Quelles furent les difficultés après la victoire ?
Nous nous attendions à la victoire du Hamas ; les gens ont confiance en lui. Il fournit un soutien humanitaire. Le Hamas est un mouvement social et institutionnel qui plonge profondément dans la société. C'est une organisation de la base populaire, pas un mouvement clandestin. Un peu d'argent fait des miracles dans les mains du Hamas, alors que des millions dans les mains des autres ne changent pas grand chose à la situation sur le terrain. Les dirigeants vivent avec le peuple, pas dans des tours d'ivoire. C'est la raison pour laquelle le Hamas gagne le respect et a un impact parmi le peuple.
Le problème fut que les élections n'ont pas répondu aux désirs du monde, en particulier Israël, les Etats-Unis, quelques pays arabes et quelques organisations en Palestine. Ils ont reconnu que les élections étaient propres, démocratiques et historiques, mais le Hamas a aussitôt été confronté à des restrictions, un embargo et des tentatives de renverser le résultat.
Je demande au peuple palestinien, en particulier à l'Autorité palestinienne, au nom de Dieu, de se souvenir que nous vivons sous occupation. L'occupation ne fait pas la distinction entre le Fatah et le Hamas, lorsqu'elle tire ses missiles. L'occupation israélienne veut que nous nous déchirions et détruire notre unité. Unissons-nous, malgré les blessures, pour réaliser le rêve palestinien. La Palestine a besoin de nous unis, pas divisés.
La paix est possible. Paix est un des noms de Dieu, qu'il soit loué.
Même lorsque votre mari était vivant, la vie était difficile
Notre vie était dure parce que l'occupation israélienne l'a emprisonné 14 fois. Ces années m'ont appris à être le père et la mère en même temps. J'étais à la fois la femme au foyer et le soutien de famille.
Son assassinat était la pire chose imaginable mais il a fallu que je continue à aller de l'avant. Je vais me coucher les larmes aux yeux mais le matin, je dois vivre ma vie quotidienne. Les gens ne peuvent imaginer la tristesse et la responsabilité que je porte. La pression psychologique quotidienne ne fait qu'ajouter l'insulte à la blessure.
Pour moi, participer aux élections était une aspiration à la joie de servir le peuple et le pays. Cependant, je fais l'objet de beaucoup de pression à cause de l'ingérence dans le résultat des élections et de la façon dont nous sommes traités en tant que représentants du peuple palestinien. Il est arrivé qu'on tire sur mon bureau.
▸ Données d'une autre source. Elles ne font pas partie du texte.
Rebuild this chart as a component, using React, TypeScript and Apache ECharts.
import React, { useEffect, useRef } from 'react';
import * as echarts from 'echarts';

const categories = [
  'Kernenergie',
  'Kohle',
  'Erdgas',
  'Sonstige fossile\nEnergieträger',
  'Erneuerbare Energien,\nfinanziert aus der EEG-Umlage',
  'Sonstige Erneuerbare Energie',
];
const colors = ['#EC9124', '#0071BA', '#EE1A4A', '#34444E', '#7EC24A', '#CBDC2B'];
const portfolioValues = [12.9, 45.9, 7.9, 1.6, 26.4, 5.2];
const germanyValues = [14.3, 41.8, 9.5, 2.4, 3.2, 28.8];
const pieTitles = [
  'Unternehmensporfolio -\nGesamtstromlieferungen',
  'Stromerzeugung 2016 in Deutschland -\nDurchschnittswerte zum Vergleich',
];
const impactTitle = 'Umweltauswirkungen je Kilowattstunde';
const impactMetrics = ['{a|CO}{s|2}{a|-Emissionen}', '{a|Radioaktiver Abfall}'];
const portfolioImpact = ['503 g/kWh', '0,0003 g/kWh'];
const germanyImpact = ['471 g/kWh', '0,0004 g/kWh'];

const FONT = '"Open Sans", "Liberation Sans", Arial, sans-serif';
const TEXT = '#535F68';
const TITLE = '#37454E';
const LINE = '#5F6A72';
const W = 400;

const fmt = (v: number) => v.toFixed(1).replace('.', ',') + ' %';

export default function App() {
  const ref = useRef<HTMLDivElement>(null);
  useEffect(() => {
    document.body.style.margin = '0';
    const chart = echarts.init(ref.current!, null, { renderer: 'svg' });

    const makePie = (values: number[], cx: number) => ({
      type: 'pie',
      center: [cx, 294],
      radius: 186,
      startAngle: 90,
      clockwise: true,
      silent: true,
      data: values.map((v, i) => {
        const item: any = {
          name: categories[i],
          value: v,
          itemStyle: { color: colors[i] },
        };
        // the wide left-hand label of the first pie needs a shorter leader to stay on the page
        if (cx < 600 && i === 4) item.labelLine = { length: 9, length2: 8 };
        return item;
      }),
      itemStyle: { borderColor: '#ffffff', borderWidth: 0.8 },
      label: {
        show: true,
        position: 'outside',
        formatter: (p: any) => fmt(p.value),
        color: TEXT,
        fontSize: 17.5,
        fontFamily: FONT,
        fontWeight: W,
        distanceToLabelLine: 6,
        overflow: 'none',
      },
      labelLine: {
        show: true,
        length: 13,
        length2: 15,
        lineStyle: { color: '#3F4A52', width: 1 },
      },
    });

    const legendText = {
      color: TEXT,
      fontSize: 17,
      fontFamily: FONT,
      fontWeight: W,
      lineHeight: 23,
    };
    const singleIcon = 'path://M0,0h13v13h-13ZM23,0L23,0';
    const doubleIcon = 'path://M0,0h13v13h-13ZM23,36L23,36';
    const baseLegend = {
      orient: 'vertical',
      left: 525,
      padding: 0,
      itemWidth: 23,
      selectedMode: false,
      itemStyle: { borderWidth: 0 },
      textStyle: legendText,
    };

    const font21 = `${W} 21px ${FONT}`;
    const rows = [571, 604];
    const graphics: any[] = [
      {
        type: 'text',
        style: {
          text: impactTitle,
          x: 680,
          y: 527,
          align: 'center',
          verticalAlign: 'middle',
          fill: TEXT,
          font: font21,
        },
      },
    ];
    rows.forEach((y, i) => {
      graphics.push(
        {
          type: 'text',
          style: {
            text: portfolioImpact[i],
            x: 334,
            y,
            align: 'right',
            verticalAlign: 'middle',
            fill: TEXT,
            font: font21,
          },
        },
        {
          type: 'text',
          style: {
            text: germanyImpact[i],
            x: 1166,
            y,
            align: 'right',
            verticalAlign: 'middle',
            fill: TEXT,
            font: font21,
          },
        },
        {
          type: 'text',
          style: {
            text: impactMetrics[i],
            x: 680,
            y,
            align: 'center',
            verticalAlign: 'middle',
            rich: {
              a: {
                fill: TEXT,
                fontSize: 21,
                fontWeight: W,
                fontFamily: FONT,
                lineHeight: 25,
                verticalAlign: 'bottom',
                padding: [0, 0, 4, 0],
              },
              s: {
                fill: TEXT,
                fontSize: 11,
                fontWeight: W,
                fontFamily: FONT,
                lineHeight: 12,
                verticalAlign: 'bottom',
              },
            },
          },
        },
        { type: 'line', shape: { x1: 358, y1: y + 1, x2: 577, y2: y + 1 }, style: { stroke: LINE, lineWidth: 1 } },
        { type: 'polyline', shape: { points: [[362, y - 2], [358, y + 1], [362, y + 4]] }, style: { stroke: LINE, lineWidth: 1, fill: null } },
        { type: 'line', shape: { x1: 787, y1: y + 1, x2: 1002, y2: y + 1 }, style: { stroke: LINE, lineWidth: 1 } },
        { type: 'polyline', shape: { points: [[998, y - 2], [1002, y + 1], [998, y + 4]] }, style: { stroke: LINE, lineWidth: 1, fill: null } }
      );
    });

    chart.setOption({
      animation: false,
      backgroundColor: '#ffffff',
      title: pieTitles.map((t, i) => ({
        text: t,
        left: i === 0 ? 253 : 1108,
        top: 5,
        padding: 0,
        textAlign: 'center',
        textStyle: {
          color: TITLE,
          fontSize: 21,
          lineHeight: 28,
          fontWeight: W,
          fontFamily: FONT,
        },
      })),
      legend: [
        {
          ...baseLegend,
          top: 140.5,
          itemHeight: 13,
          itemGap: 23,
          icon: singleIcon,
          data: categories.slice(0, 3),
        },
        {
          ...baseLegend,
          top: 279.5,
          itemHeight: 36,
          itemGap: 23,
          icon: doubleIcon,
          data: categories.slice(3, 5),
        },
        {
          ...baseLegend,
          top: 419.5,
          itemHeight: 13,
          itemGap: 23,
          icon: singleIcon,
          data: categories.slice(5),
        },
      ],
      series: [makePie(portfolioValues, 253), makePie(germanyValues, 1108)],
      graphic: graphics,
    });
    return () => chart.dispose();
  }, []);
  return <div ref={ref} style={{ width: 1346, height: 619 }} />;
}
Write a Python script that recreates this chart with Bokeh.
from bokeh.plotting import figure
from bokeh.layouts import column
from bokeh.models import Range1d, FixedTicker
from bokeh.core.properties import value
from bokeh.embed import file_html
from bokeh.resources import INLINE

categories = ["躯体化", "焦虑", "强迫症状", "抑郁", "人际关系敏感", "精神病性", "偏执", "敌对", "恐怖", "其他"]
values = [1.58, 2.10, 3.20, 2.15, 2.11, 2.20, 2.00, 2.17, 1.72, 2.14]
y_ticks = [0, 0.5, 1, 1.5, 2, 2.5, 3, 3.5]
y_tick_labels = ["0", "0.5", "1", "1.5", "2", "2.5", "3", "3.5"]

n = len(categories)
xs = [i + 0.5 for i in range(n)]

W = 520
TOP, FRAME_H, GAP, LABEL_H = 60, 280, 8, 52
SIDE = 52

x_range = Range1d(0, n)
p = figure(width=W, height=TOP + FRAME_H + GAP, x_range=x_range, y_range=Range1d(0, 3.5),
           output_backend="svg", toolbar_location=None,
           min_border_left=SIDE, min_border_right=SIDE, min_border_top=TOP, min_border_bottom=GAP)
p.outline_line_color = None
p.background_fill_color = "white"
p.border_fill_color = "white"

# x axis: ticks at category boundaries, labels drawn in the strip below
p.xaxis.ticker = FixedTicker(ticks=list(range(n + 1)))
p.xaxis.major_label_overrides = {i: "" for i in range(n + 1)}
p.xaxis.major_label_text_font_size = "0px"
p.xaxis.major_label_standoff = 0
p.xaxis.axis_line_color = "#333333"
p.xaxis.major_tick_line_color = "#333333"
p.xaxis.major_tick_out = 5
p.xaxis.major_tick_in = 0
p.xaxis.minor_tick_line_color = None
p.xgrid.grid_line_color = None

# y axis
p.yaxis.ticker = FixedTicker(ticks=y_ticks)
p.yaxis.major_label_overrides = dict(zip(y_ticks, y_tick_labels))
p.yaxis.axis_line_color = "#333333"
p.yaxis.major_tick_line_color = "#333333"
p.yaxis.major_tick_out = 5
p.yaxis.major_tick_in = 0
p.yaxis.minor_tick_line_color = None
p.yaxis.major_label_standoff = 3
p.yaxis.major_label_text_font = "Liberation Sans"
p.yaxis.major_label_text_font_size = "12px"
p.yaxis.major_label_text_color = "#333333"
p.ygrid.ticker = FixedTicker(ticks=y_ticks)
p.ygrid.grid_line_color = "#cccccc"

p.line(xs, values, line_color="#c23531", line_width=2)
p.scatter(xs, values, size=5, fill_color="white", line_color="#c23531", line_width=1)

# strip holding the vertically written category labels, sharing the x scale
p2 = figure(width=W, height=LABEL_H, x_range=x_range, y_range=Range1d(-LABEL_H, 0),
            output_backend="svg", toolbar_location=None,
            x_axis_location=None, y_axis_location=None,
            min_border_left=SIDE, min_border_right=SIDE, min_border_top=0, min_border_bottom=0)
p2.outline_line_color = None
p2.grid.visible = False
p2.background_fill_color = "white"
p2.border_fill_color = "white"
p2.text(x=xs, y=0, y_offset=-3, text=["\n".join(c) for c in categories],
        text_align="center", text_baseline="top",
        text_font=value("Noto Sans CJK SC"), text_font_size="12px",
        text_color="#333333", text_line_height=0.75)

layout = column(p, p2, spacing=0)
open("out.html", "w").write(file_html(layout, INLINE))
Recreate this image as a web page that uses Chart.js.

Les conflits internes dans la Bande de Gaza, dont elle paie le prix par le siège et la famine, ont peut-être accru la tragédie du peuple palestinien.
Ce qui s'est passé à Gaza ne faisait pas partie de la politique, de l'approche ou de la stratégie du Hamas. La politique précédente et actuelle du Hamas est la même : il ne tirera pas sur les Palestiniens.
Si vous regardez ce qui a été détruit pendant le conflit, vous pourrez voir qui est responsable. Toutes les institutions du Hamas en Cisjordanie ont été fermées ou incendiées, y compris des organisations féminines. On a mis des pneus dans les institutions et on y a mis le feu. Des institutions qui se consacraient aux prisonniers ont été fermées. Les organismes du parti Changement et Réforme en Cisjordanie , à Jérusalem, Ramallah, Salfit, Naplouse, Bethléem et Hébron ont tous été incendiés. Malgré tout cela, le Hamas n'a pas tiré une seule balle, ni brûlé une seule maison, ni attaqué une seule voiture appartenant à un membre du Fatah.
Ceux qui étudient la stratégie du Hamas et suivent son comportement par le passé savent que ce n'est pas la politique du Hamas. Le Hamas a toujours considéré comme sacré le sang palestinien. Les instigateurs du combat à Gaza étaient des membres indisciplinés du Fatah.
Que pensez-vous des résolutions internationales sur le conflit israélo-palestinien ?
La Feuille de Route ? Elle signifie l'anéantissement de la résistance. C'est le premier point de la Feuille de Route. Ils ont laissé de côté la question des colonies. Bush a parlé de supprimer les enclaves de colons, mais qu'en est-il des grandes colonies ? Vont-elles rester autour de nous de manière à pouvoir nous bombarder quand ils veulent ?
Beaucoup d'autres factions palestiniennes ont dit "non" à l'accord d'Annapolis parce que l'Etat dont ils parlent est mystérieux. Quelles sont les frontières de cet Etat ? Est-ce un Etat souverain ?
Mahmoud Abbas n'a pas dit, dans son discours, que c'était un Etat souverain. Le rêve d'un Etat bombardé par les avions de guerre, chaque fois que ces avions auront envie de bombarder le peuple palestinien, n'est pas un Etat souverain.